TopChallenges Of Contemporary Identity And Access Management Frameworks
Chapter 1 has discussed the different challenges that contemporary IAM solutions are currently facing. This chapter will recap some of the issues which are related to the design of contemporary IAM systems.
Identity today has increased in complexity and challenges are in place in every aspect that is related to identity management: Identity Capture, Uniqueness, Universality, Interoperability, Secure Storage, Secure Communication, Scalability, Flexibility, Business & Work Flow, Interface, Privacy, User Acceptance, Overall TCO, Assurance, Distributed Deployment, System Integrity, Performance, Advocacy, etc., just to name a few.
Contemporary trend is that Business-to-Employee (B2E) identities are still managed by enterprise, but more distributed and influenced by the Cloud. Business-to-Customer (B2C), Business-to-Business (B2B), Government-to-Citizen (G2C), Government-to-Government (G2G) and Peer-to-Peer (P2P) identity management evolved into a state that trust between user and application are no longer a given relationship.
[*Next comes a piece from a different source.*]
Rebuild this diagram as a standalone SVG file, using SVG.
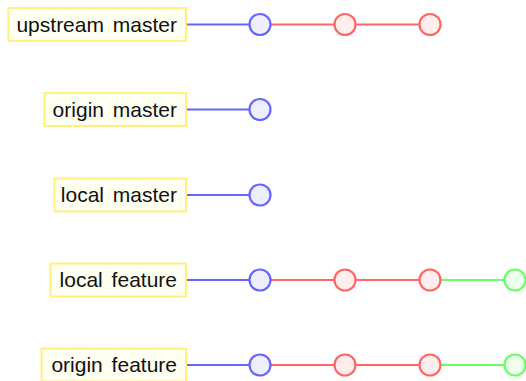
<svg xmlns="http://www.w3.org/2000/svg" width="526" height="381" viewBox="0 0 526 381">
  <style>
    .label rect { fill: #fffff2; stroke: #fff080; stroke-width: 2; }
    .label text { font-family: "Liberation Sans", Arial, sans-serif; font-size: 21px; word-spacing: 3px; fill: #111; text-anchor: end; }
    .edge { stroke-width: 2; fill: none; }
    .blue { stroke: #6666ff; }
    .red { stroke: #ff6666; }
    .green { stroke: #66ff66; }
    .commit { stroke-width: 2.2; }
    .c-blue { fill: #eeeeff; stroke: #6666ff; }
    .c-red { fill: #ffeeee; stroke: #ff6666; }
    .c-green { fill: #eeffee; stroke: #66ff66; }
  </style>

  <!-- connectors: branch label to first commit, then commit to commit -->
  <g id="connectors">
    <line class="edge blue" x1="187" y1="24.5" x2="260" y2="24.5"/>
    <line class="edge red" x1="260" y1="24.5" x2="430" y2="24.5"/>

    <line class="edge blue" x1="187" y1="109.5" x2="260" y2="109.5"/>

    <line class="edge blue" x1="187" y1="195" x2="260" y2="195"/>

    <line class="edge blue" x1="187" y1="280" x2="260" y2="280"/>
    <line class="edge red" x1="260" y1="280" x2="430" y2="280"/>
    <line class="edge green" x1="430" y1="280" x2="515" y2="280"/>

    <line class="edge blue" x1="187" y1="365" x2="260" y2="365"/>
    <line class="edge red" x1="260" y1="365" x2="430" y2="365"/>
    <line class="edge green" x1="430" y1="365" x2="515" y2="365"/>
  </g>

  <!-- branch labels -->
  <g id="upstream-master" class="label">
    <rect x="8.5" y="8" width="177.5" height="33"/>
    <text x="177" y="31.5">upstream master</text>
  </g>
  <g id="origin-master" class="label">
    <rect x="44.5" y="93" width="141.5" height="33"/>
    <text x="177" y="116.5">origin master</text>
  </g>
  <g id="local-master" class="label">
    <rect x="54.5" y="178.5" width="131.5" height="33"/>
    <text x="177" y="202">local master</text>
  </g>
  <g id="local-feature" class="label">
    <rect x="50.5" y="263.5" width="135.5" height="33"/>
    <text x="177" y="287">local feature</text>
  </g>
  <g id="origin-feature" class="label">
    <rect x="41.5" y="348.5" width="144.5" height="33"/>
    <text x="177" y="372">origin feature</text>
  </g>

  <!-- commits -->
  <g id="upstream-master-commits">
    <circle class="commit c-blue" cx="260" cy="24.5" r="10.5"/>
    <circle class="commit c-red" cx="345" cy="24.5" r="10.5"/>
    <circle class="commit c-red" cx="430" cy="24.5" r="10.5"/>
  </g>
  <g id="origin-master-commits">
    <circle class="commit c-blue" cx="260" cy="109.5" r="10.5"/>
  </g>
  <g id="local-master-commits">
    <circle class="commit c-blue" cx="260" cy="195" r="10.5"/>
  </g>
  <g id="local-feature-commits">
    <circle class="commit c-blue" cx="260" cy="280" r="10.5"/>
    <circle class="commit c-red" cx="345" cy="280" r="10.5"/>
    <circle class="commit c-red" cx="430" cy="280" r="10.5"/>
    <circle class="commit c-green" cx="515" cy="280" r="10.5"/>
  </g>
  <g id="origin-feature-commits">
    <circle class="commit c-blue" cx="260" cy="365" r="10.5"/>
    <circle class="commit c-red" cx="345" cy="365" r="10.5"/>
    <circle class="commit c-red" cx="430" cy="365" r="10.5"/>
    <circle class="commit c-green" cx="515" cy="365" r="10.5"/>
  </g>
</svg>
Furthermore, mobility adds to the identity complexity. People access applications through multiple access points simultaneously with each access point using different security policies and identity stores. This leads to the scenario that the same identity management policy may need to be developed and deployed multiple times. At the moment, there is lack of common access experience across devices which lead to fragmented user experience and control access. There is also lack of common user credentials across different access points. The governance and auditing requirements differ between channels which also caused fragmentation issues.
The concept of eGoverment has been proposed by different countries. The Digital Agenda for Europe is one of the examples in setting a goal that 50% of EU citizens to use eGovernment by 2015 (EU_Commission, 2014). However, there is still lacking in a unified eGovernment that can be relied as the sole online verifier. The basic fact is that not all governments have the same capabilities and not all countries are agreeable on a common model.
The concept of global e-iD is more than technologies alone can provide the solution because it requires negotiations amongst different countries on conditions and terms how a country may accept and process the e-iDs issued by another country and vice versa. It is difficult to find an open and flexible solution acceptable to all countries as the perceived risk of government monitoring online behaviour can inhibit adoption. Furthermore, private sector has the required skills and expertise and the flexibility to form non-government alliances to provide choices for consumers. Another practical problem is that there are more than 200 million individuals in the world have dual citizenship (The Economist, 2012).
According to empirical studies (Zimmerman, 2012; Pooe & Labuschagne, 2011), one of the major challenges facing the enterprise is adopting biometric technology by modernising legacy systems using updated standards. Technology transitions can become one of the key enablers for evolutionary acquisition of interoperable biometric and biographical data as well as any associated requirements, policy, and national laws.